(The input)
========

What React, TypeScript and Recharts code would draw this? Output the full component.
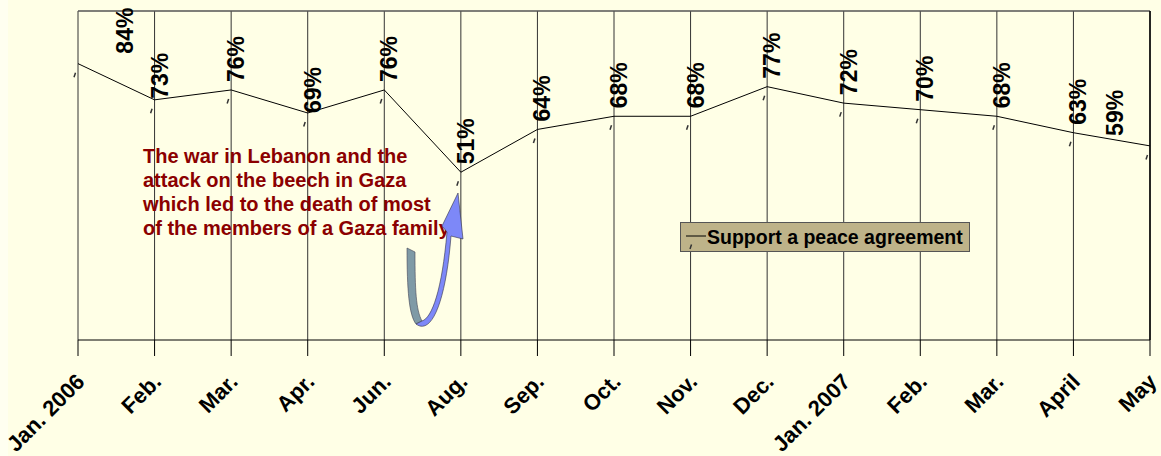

========

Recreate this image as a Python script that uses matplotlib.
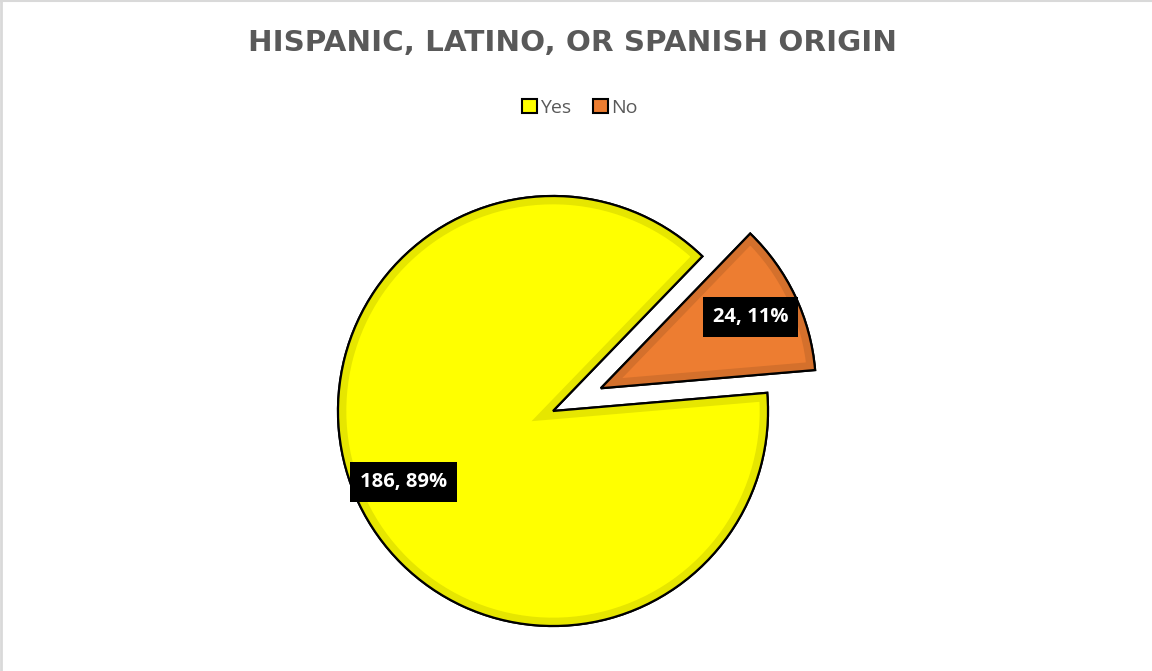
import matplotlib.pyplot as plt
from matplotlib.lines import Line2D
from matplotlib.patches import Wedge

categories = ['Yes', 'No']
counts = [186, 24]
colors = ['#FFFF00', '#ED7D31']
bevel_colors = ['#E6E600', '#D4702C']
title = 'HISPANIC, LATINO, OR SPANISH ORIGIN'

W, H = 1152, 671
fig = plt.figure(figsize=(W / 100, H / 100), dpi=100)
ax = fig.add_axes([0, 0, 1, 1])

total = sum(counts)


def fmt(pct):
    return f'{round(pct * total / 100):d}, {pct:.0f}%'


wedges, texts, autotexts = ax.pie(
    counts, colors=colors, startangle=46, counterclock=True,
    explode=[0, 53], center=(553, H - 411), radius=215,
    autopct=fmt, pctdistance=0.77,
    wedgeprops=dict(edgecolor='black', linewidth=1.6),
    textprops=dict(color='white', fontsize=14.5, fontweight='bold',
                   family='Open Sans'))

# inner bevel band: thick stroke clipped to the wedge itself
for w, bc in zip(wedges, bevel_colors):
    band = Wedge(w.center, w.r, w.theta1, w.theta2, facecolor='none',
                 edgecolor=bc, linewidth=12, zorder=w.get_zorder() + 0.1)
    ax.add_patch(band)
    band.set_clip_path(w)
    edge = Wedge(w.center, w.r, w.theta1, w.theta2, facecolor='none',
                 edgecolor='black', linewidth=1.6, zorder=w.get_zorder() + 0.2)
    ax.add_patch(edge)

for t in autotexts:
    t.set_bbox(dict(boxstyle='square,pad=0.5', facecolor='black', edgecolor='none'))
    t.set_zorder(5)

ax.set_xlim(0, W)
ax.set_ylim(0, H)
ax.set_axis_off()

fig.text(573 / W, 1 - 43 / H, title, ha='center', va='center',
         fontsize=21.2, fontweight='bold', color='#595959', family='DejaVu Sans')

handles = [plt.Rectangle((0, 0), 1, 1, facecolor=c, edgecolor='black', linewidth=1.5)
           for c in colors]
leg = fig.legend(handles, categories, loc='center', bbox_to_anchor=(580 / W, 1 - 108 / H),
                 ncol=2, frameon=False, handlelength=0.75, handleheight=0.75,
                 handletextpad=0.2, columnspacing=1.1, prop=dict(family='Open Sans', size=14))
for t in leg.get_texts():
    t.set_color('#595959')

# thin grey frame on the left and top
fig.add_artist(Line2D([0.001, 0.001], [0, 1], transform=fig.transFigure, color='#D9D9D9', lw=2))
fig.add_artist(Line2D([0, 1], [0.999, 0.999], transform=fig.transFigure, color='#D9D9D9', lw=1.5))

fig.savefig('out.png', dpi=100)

========

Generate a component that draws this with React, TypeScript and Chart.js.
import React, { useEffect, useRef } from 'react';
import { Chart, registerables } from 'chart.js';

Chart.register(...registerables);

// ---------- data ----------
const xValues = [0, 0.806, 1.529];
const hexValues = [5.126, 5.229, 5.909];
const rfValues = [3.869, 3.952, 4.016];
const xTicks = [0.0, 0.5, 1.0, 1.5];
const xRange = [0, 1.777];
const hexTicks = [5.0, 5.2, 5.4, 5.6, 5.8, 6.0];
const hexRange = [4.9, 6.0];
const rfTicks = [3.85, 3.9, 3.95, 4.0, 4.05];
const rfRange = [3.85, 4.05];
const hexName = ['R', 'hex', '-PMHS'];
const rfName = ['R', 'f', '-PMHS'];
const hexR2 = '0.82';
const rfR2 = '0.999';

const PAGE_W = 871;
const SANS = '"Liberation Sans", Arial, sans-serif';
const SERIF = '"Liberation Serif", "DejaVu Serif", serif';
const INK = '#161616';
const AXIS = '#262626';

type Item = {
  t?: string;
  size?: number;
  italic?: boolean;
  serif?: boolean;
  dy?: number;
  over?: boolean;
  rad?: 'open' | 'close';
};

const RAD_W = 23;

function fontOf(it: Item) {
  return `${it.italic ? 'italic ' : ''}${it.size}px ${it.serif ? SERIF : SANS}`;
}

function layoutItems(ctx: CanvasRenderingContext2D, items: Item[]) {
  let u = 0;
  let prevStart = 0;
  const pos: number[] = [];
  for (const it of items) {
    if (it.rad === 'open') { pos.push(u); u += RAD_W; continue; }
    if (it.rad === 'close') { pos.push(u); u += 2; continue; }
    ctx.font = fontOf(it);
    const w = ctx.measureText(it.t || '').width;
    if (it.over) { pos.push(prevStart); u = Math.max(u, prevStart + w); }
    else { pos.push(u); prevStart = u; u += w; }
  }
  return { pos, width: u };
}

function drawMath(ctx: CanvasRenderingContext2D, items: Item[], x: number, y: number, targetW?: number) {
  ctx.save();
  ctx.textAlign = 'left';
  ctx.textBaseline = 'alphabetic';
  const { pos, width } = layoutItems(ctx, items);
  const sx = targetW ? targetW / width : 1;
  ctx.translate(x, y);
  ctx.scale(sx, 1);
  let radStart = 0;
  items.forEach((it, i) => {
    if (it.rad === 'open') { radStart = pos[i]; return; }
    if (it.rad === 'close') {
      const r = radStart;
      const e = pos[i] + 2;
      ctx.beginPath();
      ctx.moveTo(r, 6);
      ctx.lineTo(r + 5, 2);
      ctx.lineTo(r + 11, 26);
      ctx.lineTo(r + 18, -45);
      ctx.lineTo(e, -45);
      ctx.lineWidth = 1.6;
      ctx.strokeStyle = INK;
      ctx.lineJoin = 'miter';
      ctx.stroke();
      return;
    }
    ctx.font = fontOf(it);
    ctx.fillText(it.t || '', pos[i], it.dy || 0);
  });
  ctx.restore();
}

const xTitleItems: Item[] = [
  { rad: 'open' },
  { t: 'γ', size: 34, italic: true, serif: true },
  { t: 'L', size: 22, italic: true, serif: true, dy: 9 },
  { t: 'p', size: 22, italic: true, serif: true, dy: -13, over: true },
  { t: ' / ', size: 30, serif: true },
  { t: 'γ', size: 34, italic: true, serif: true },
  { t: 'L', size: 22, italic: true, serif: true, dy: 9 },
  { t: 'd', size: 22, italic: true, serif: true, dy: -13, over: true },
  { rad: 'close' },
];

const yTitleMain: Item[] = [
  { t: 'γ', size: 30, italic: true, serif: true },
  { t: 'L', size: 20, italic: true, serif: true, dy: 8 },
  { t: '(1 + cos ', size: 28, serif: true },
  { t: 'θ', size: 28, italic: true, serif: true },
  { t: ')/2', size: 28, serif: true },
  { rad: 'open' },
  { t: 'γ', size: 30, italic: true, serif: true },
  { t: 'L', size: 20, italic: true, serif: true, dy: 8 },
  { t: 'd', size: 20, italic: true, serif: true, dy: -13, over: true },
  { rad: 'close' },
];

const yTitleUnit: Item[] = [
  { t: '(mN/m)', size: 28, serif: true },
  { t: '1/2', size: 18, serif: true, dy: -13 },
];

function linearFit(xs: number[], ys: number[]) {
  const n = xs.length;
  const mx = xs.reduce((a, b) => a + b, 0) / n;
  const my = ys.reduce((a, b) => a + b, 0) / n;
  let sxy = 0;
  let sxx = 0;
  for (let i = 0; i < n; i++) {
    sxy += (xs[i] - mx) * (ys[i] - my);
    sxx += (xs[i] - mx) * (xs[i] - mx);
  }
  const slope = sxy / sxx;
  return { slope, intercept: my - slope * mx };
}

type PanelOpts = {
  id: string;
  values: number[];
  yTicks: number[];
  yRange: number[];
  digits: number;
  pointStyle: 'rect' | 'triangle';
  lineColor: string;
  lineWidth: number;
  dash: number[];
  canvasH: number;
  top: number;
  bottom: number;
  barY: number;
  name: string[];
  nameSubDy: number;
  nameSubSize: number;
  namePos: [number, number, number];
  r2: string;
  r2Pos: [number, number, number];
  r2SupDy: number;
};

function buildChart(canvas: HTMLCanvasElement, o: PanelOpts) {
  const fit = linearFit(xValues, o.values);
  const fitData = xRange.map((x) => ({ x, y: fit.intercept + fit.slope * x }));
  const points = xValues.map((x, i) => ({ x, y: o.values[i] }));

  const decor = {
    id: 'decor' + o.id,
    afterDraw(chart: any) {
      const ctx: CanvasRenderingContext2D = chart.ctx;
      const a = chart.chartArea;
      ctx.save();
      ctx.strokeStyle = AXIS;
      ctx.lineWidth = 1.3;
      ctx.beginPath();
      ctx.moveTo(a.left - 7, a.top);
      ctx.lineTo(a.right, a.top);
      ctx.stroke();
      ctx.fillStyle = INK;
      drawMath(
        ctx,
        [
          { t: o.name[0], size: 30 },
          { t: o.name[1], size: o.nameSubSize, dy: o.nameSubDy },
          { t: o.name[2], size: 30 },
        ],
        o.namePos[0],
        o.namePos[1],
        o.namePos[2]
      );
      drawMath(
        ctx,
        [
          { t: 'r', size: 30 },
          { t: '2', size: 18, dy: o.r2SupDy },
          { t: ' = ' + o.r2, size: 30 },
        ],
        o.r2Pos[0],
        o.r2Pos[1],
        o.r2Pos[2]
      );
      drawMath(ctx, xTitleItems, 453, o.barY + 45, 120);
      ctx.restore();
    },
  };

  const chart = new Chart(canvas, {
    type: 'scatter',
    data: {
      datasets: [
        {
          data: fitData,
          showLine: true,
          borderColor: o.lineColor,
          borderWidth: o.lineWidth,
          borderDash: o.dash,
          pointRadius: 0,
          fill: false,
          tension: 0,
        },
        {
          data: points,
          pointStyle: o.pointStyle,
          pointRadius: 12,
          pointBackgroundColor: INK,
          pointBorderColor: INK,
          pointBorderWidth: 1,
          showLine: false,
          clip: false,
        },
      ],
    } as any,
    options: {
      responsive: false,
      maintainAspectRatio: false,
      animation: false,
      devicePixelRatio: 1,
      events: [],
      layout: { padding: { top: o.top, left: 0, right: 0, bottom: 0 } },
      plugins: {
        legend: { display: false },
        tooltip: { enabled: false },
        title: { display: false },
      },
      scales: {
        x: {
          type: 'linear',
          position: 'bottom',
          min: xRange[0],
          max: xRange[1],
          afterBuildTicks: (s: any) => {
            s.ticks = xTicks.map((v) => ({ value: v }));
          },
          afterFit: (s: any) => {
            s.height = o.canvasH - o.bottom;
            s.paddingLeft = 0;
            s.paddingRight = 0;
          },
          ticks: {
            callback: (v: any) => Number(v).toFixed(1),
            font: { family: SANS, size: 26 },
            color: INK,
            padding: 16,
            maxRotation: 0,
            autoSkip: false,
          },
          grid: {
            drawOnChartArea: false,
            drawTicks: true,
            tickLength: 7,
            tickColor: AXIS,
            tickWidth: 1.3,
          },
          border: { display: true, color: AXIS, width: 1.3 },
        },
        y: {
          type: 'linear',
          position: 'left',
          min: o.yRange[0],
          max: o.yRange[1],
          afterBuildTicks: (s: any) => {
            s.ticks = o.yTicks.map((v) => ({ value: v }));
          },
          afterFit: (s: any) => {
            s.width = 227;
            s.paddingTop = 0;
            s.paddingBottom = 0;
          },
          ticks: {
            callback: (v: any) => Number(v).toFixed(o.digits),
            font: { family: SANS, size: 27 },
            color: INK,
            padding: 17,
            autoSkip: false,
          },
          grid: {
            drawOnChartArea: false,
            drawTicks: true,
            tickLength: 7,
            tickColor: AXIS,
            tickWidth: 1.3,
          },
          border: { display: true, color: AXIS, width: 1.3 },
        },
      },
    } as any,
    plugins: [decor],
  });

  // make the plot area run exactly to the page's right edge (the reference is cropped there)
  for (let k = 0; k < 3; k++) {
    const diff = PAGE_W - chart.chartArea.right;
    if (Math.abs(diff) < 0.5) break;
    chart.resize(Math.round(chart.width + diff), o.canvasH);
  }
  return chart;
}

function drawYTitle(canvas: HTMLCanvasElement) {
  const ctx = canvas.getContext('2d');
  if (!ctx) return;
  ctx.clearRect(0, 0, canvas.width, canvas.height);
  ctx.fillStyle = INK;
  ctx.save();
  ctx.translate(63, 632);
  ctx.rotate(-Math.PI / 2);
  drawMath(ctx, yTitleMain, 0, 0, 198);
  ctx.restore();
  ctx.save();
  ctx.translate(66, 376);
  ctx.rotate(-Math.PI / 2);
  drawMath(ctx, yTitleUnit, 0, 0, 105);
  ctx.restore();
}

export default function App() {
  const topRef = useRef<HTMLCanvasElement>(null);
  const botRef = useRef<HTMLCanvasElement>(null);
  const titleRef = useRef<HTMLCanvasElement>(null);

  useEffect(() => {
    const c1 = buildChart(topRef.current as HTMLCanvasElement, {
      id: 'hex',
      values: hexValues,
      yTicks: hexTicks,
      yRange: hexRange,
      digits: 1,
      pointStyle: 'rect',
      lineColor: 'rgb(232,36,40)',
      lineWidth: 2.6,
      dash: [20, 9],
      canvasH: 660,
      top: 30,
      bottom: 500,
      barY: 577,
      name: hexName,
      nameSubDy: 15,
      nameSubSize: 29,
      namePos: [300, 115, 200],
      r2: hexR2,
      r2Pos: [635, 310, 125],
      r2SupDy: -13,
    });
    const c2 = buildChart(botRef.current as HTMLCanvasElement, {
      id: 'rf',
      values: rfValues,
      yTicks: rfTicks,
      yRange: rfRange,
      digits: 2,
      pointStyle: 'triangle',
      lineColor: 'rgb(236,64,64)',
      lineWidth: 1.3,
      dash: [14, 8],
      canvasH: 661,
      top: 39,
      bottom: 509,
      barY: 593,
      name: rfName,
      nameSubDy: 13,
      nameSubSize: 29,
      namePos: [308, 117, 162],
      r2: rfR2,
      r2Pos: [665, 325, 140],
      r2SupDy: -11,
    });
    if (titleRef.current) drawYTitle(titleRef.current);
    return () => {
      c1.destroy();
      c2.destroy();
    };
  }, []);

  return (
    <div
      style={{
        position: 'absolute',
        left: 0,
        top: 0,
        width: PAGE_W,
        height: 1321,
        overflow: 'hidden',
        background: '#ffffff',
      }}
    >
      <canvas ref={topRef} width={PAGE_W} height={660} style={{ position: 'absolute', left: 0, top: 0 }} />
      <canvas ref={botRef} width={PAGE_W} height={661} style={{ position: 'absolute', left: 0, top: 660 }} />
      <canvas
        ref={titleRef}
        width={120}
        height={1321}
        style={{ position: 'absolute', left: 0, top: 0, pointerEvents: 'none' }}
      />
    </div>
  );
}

========

(Set problem)
Repeat exactly, and only, the lines between the line holding "Recreate this image" and the line holding "title = 'HISPANIC, LATINO, OR SPANISH ORIGIN'", inclusive, leaving pictures out.

(Exercise response)
Recreate this image as a Python script that uses matplotlib.
import matplotlib.pyplot as plt
from matplotlib.lines import Line2D
from matplotlib.patches import Wedge

categories = ['Yes', 'No']
counts = [186, 24]
colors = ['#FFFF00', '#ED7D31']
bevel_colors = ['#E6E600', '#D4702C']
title = 'HISPANIC, LATINO, OR SPANISH ORIGIN'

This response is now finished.